Altari e polvere, la storia lodigiana: dalla crescita inarrestabile delle aziende alle porte sbarrate ai sindacalisti (e al progresso) dei contadini “infeudati“.
di Giorgio
Bocca
Ai pranzi del Rotary si parla dell’agricoltura in crisi. E il vecchio Premoli racconta come la manodopera, a parità di reddito, costasse quattromila lire la pertica nel 1882, settemila fra le due guerre, tredicimila oggi. Però non spiega perché sia rimasta tal quale la produttività.
È così: gli agrari non spiegano o spiegano a modo loro le ragioni per cui nove vacche su dieci sono tubercolotiche; mancano le macchine; c’è stata la fuga del bestiame; gli edifici cadono a pezzi. Sono gli edifici a quadrato della cascina lombarda: la casa padronale al centro, di fronte l’ingresso, sicchè il fattore può controllare ognuno che entri.
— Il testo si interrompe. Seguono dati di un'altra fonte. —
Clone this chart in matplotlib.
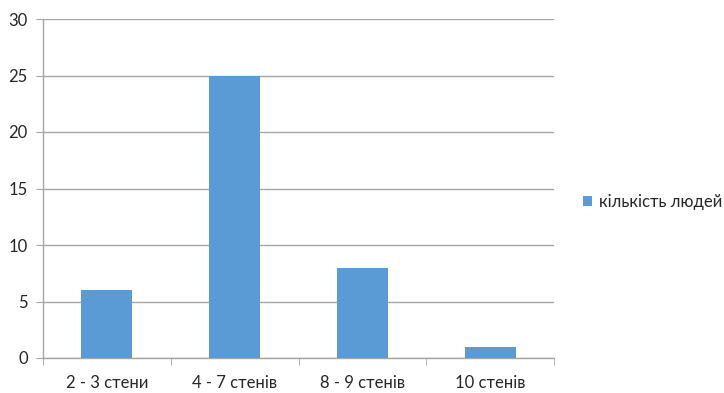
import matplotlib
matplotlib.use("Agg")
import matplotlib.pyplot as plt
from matplotlib.patches import Patch

categories = ["2 - 3 стени", "4 - 7 стенів", "8 - 9 стенів", "10 стенів"]
values = [6, 25, 8, 1]
series_name = "кількість людей"
yticks = [0, 5, 10, 15, 20, 25, 30]

plt.rcParams['font.family'] = ['Lato', 'DejaVu Sans']
fig = plt.figure(figsize=(7.24, 3.93), dpi=100)
ax = fig.add_axes([43/724, 35/393, (554-43)/724, (358-19)/393])

color = '#5b9bd5'
grid = '#a6a6a6'
x = list(range(len(categories)))
ax.bar(x, values, width=0.4, color=color, zorder=3)
ax.set_xlim(-0.5, len(categories) - 0.5)
ax.set_ylim(0, 30)
ax.set_yticks(yticks)
ax.yaxis.grid(True, color=grid, linewidth=1.0, zorder=0)
for s in ['top', 'right']:
    ax.spines[s].set_visible(False)
for s in ['left', 'bottom']:
    ax.spines[s].set_color(grid)
    ax.spines[s].set_linewidth(1.0)
ax.tick_params(axis='y', length=5, color=grid, labelsize=12, pad=6, labelcolor='#262626')
ax.set_xticks(x)
ax.set_xticklabels(categories, fontsize=12, color='#262626')
ax.tick_params(axis='x', length=0, pad=12)
ax.set_xticks([i - 0.5 for i in range(len(categories) + 1)], minor=True)
ax.tick_params(axis='x', which='minor', length=5, color=grid)

handle = Patch(facecolor=color, edgecolor='none')
fig.legend([handle], [series_name], loc='center left', bbox_to_anchor=(576/724, 1 - 202/393),
           frameon=False, fontsize=12, handlelength=0.55, handleheight=0.55, handletextpad=0.45,
           borderaxespad=0, labelcolor='#262626')

fig.savefig("out.png", dpi=100, facecolor='white')
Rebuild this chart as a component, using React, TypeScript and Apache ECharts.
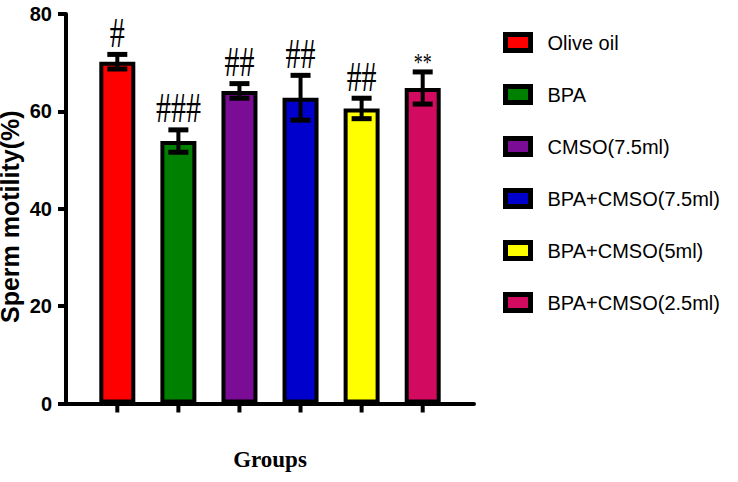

Se viene di sera un sindacalista trova le porte dei contadini sbarrate: "Andate che il padrone non vuole". "No, gli uomini non sono in casa".
La cascina lombarda con le sue grandi tradizioni, la sede di una solida civiltà contadina. Ci fu un tempo in cui un permesso rilasciato dal comune di Lodi equivaleva in Lombardia a un passaporto britannico nell’età vittoriana "Lasel pasa ch’el ven da Lod". E ancora nell’ottocento questo era un centro di agricoltura prospera e di studio: "Ad Agostino Bassi - della botrite infesta al baco da seta - sagace scopritore".
Ma oggi? Oggi i proprietari all’altezza dei tempi, come i Pozzali e i Taurini, si contano sulle dita delle mani. Gli altri decadono e fanno decadere la città.
Quando avevano ancora voce in capitolo hanno respinto le offerte di insediamento di due grandi industrie. Poi hanno sabotato il piano regolatore e infine hanno perso l’occasione del
"miracolo", le cinquantatrè piccole aziende che si sono insediate nel circondario vengono tutte da Milano. Nella Lombardia che diventa maggiorenne Lodi ha un altro problema; quello di liberarsi dalla senescenza. In città vi è una borghesia professionistica intelligente e laboriosa; nelle scuole c’è una gioventù seria, a parere dei professori, più impegnata che quella di Milano; gli impiegati e gli operai sono pronti ad appoggiare la svolta, ma ancora non ci si decide, la prima amministrazione di centro-sinistra è caduta per i soliti contrasti personali.
La vecchia Lodi non comanda più, ma la nuova Lodi non ha ancora il coraggio di comandare; il ceto proprietario non detta più legge come ai tempi in cui tutto e tutti dipendevano da lui, il bracciante, il negoziante che vendeva al bracciante, il professionista che lavorava per il padrone o per i clienti del padrone; ma la nuova Lodi ha ancora un timore reverenziale, nessuno arrischia una polemica aperta, chi lo facesse sarebbe forse accusato di interessi personali o di "cattiveria " La città vive in una sorta di interregno. La piazza è piena di automobili, ma alle sette e trenta in punto passa quel proprietario e lascia cadere le elemosine nelle mani dei poveri. Doppie se c’è la messa da morto di un suo parente.